Arizona's crazy abusive civil forfeiture law

August 12, 2015 | By JONATHAN WOOD

Many states throughout the country have terribly abusive and unconstitutional civil asset forfeiture laws. These laws unfairly stack the deck against innocent property owners by presuming their property is guilty of a crime and forcing the owner to prove innocence to get it back. But Arizona goes one step further. Any property owner that tries to defend her constitutional rights but fails to overcome this unfairly burdensome standard will be forced to pay the state’s investigation costs and attorney’s fees. Arizona literally adds insult to a constitutional injury.

The way that these laws normally work already shocks the conscience. The police can take someone’s private property — homes, cars, or (often) cash — on suspicion that it was used in a crime and refuse to give it back until the property owner proves her innocence. The money that police obtain through this process is often used however they want. It’s a slush fund that has increased police salaries, paid for lavish trips, purchased sports cars, and — and this is as real as it is sublime — to buy a margarita machine. The situation is so bad that, in many parts of the country, police routinely ask people whom they stop how much money they’re carrying:

Obviously, this is awful. It’s wildly unfair to take innocent people’s private property then keep it because they can’t prove a negative (that they are innocent). But Arizona manages to be even worse.

An Arizona statute punishes any property owner who attempts to defend herself but fails to overcome all of these absurd barriers by sticking her with the government’s legal bills. Fee shifting is relatively common in suits with the government. For instance, under federal civil rights laws, the government has to pay the plaintiff’s legal fees when she succeeds in defending her constitutional rights.This makes sense. A citizen whose constitutional rights have been violated shouldn’t have to incur hundreds of thousands of dollars in legal fees to vindicate rights that protect all of us.

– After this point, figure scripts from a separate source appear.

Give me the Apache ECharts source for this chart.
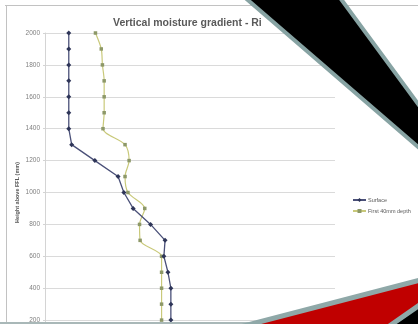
<!DOCTYPE html>
<html>
<head>
<meta charset="utf-8">
<style>
  html, body { margin: 0; padding: 0; background: #ffffff; }
  #chart { width: 418px; height: 324px; }
</style>
<script src="https://cdn.jsdelivr.net/npm/echarts@6/dist/echarts.min.js"></script>
</head>
<body>
<div id="chart"></div>
<script>
// Heights above finished floor level (mm), top to bottom
const heights = [2000, 1900, 1800, 1700, 1600, 1500, 1400, 1300, 1200, 1100, 1000, 900, 800, 700, 600, 500, 400, 300, 200];
// Moisture readings at the surface
const surface = [4.1, 4.1, 4.1, 4.1, 4.1, 4.1, 4.1, 4.6, 8.6, 12.6, 13.6, 15.2, 18.2, 20.7, 20.5, 21.2, 21.7, 21.7, 21.7];
// Moisture readings through the first 40 mm
const depth40 = [8.7, 9.7, 9.9, 10.2, 10.2, 10.2, 10.0, 13.8, 14.5, 13.8, 14.3, 17.2, 16.3, 16.4, 20.1, 20.1, 20.1, 20.1, 20.1];
const seriesNames = ['Surface', 'First 40mm depth'];
const titleText = 'Vertical moisture gradient - Ri';
const yAxisTitle = 'Height above FFL (mm)';

const chart = echarts.init(document.getElementById('chart'), null, { renderer: 'canvas' });

const pair = (xs) => xs.map((v, i) => [v, heights[i]]);

chart.setOption({
  animation: false,
  backgroundColor: '#ffffff',
  title: {
    text: titleText,
    left: 108,
    top: 13,
    textStyle: {
      fontFamily: '"Liberation Sans", sans-serif',
      fontSize: 10.5,
      fontWeight: 'bold',
      color: '#5a5a5a'
    }
  },
  legend: {
    orient: 'vertical',
    left: 347,
    top: 192,
    itemWidth: 13,
    itemHeight: 5,
    itemGap: 5,
    data: seriesNames,
    textStyle: { fontSize: 5.5, color: '#595959', fontFamily: '"Liberation Sans", sans-serif', padding: [0, 0, 0, -3] }
  },
  // plot runs below the visible edge, down to 0 mm
  grid: { left: 45, top: 33, width: 290, height: 319, containLabel: false, outerBoundsMode: 'none' },
  xAxis: {
    type: 'value',
    min: 0,
    max: 50,
    axisLine: { show: false },
    axisTick: { show: false },
    axisLabel: { show: false },
    splitLine: { show: false }
  },
  yAxis: {
    type: 'value',
    min: 0,
    max: 2000,
    interval: 200,
    name: yAxisTitle,
    nameLocation: 'middle',
    nameGap: 25,
    nameMoveOverlap: false,
    nameTextStyle: { fontSize: 5.5, fontWeight: 'bold', color: '#595959', fontFamily: '"Liberation Sans", sans-serif' },
    axisLine: { show: true, lineStyle: { color: '#d4d4d4', width: 1 } },
    axisTick: { show: true, length: 2, lineStyle: { color: '#d4d4d4' } },
    axisLabel: {
      fontSize: 6.5, color: '#7f7f7f', margin: 5, fontFamily: '"Liberation Sans", sans-serif',
      formatter: (v) => String(v)
    },
    splitLine: { show: true, lineStyle: { color: '#dadada', width: 1.2 } }
  },
  series: [
    {
      name: seriesNames[0],
      type: 'line',
      data: pair(surface),
      symbol: 'diamond',
      symbolSize: 5,
      itemStyle: { color: '#2e3558' },
      lineStyle: { color: '#4a5078', width: 1.3 },
      z: 3
    },
    {
      name: seriesNames[1],
      type: 'line',
      data: pair(depth40),
      smooth: 0.3,
      symbol: 'rect',
      symbolSize: 3.5,
      itemStyle: { color: '#8d9868' },
      lineStyle: { color: '#c9c97a', width: 1.2 },
      z: 2
    }
  ],
  graphic: [
    // outer frame edges
    { type: 'line', shape: { x1: 5, y1: 5.5, x2: 418, y2: 5.5 }, style: { stroke: '#c2c2c2', lineWidth: 1 }, z: 50 },
    { type: 'line', shape: { x1: 6.5, y1: 5, x2: 6.5, y2: 324 }, style: { stroke: '#c2c2c2', lineWidth: 1 }, z: 50 },
    // bottom edge strip
    { type: 'line', shape: { x1: 0, y1: 323, x2: 418, y2: 323 }, style: { stroke: '#a9b8b8', lineWidth: 2 }, z: 50 },
    // diagonal black band across the top right
    {
      type: 'polygon',
      shape: { points: [[242, -5], [338, -5], [424, 112], [424, 152]] },
      style: { fill: '#000000', stroke: '#87a3a3', lineWidth: 4, lineJoin: 'miter' },
      z: 100
    },
    // black corner at the bottom right
    {
      type: 'polygon',
      shape: { points: [[388, 327], [424, 302], [424, 330]] },
      style: { fill: '#000000', stroke: '#87a3a3', lineWidth: 4 },
      z: 100
    },
    // red wedge along the bottom
    {
      type: 'polygon',
      shape: { points: [[236, 328], [424, 279], [424, 302], [388, 327]] },
      style: { fill: '#c00000', stroke: '#8fa8a8', lineWidth: 5, lineJoin: 'miter' },
      z: 101
    }
  ]
});
</script>
</body>
</html>
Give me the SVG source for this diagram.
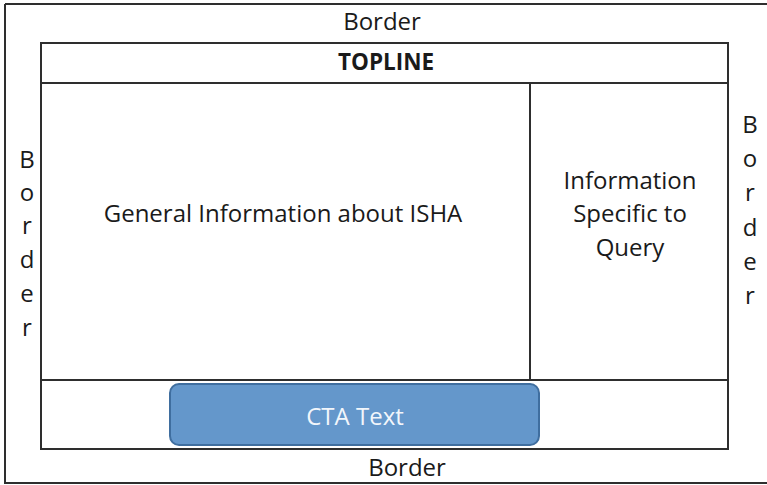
<svg xmlns="http://www.w3.org/2000/svg" width="767" height="485" viewBox="0 0 767 485">
<style>
.t{font-family:"Open Sans","Liberation Sans",sans-serif;font-size:24px;fill:#1a1a1a;text-anchor:middle}
.b{font-weight:bold;font-size:22.5px}
.ln{fill:none;stroke:#2e2e2e;stroke-width:2}
</style>
<rect x="0" y="0" width="767" height="485" fill="#ffffff"/>
<g id="outer-border">
<path class="ln" d="M5,4 H767 M5,4 V483 H767" stroke="#222"/>
</g>
<g id="border-top"><text class="t" x="382" y="30">Border</text></g>
<g id="border-bottom"><text class="t" x="407" y="476">Border</text></g>
<g id="border-left">
<text class="t" x="27" y="168">B</text>
<text class="t" x="27" y="201">o</text>
<text class="t" x="27" y="234">r</text>
<text class="t" x="27" y="268">d</text>
<text class="t" x="27" y="302">e</text>
<text class="t" x="27" y="336">r</text>
</g>
<g id="border-right">
<text class="t" x="750" y="133">B</text>
<text class="t" x="750" y="167">o</text>
<text class="t" x="750" y="201">r</text>
<text class="t" x="750" y="236">d</text>
<text class="t" x="750" y="270">e</text>
<text class="t" x="750" y="304">r</text>
</g>
<g id="topline">
<rect class="ln" x="41" y="43" width="687" height="40"/>
<text class="t b" x="386" y="70">TOPLINE</text>
</g>
<g id="general-info">
<rect class="ln" x="41" y="83" width="489" height="297"/>
<text class="t" x="283" y="222">General Information about ISHA</text>
</g>
<g id="specific-info">
<rect class="ln" x="530" y="83" width="198" height="297"/>
<text class="t" x="630" y="189">Information</text>
<text class="t" x="630" y="222">Specific to</text>
<text class="t" x="630" y="256">Query</text>
</g>
<g id="cta-row">
<rect class="ln" x="41" y="380" width="687" height="69"/>
</g>
<g id="cta">
<rect x="170" y="384" width="369" height="61" rx="9" ry="9" fill="#6497cb" stroke="#3f6e9f" stroke-width="2"/>
<text class="t" x="355" y="425" style="fill:#f2f6fb">CTA Text</text>
</g>
<g id="connectors"/>
</svg>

But in the bizarro world that is Arizona civil forfeiture, a property owner who vindicates her rights only gets her property back. She has to cover her own legal bills. But if the government gets away with violating her rights, the innocent (and, let’s face it, often poor) property owner has to then pay the government’s costs. That’s insane. There’s only one reason to have a one-way fee shifting arrangement like this. It’s so punitive that it will coerce property owners into abandoning their cases challenging atrocious government action.

Our friends at the ACLU have challenged this ridiculousness as unconstitutional.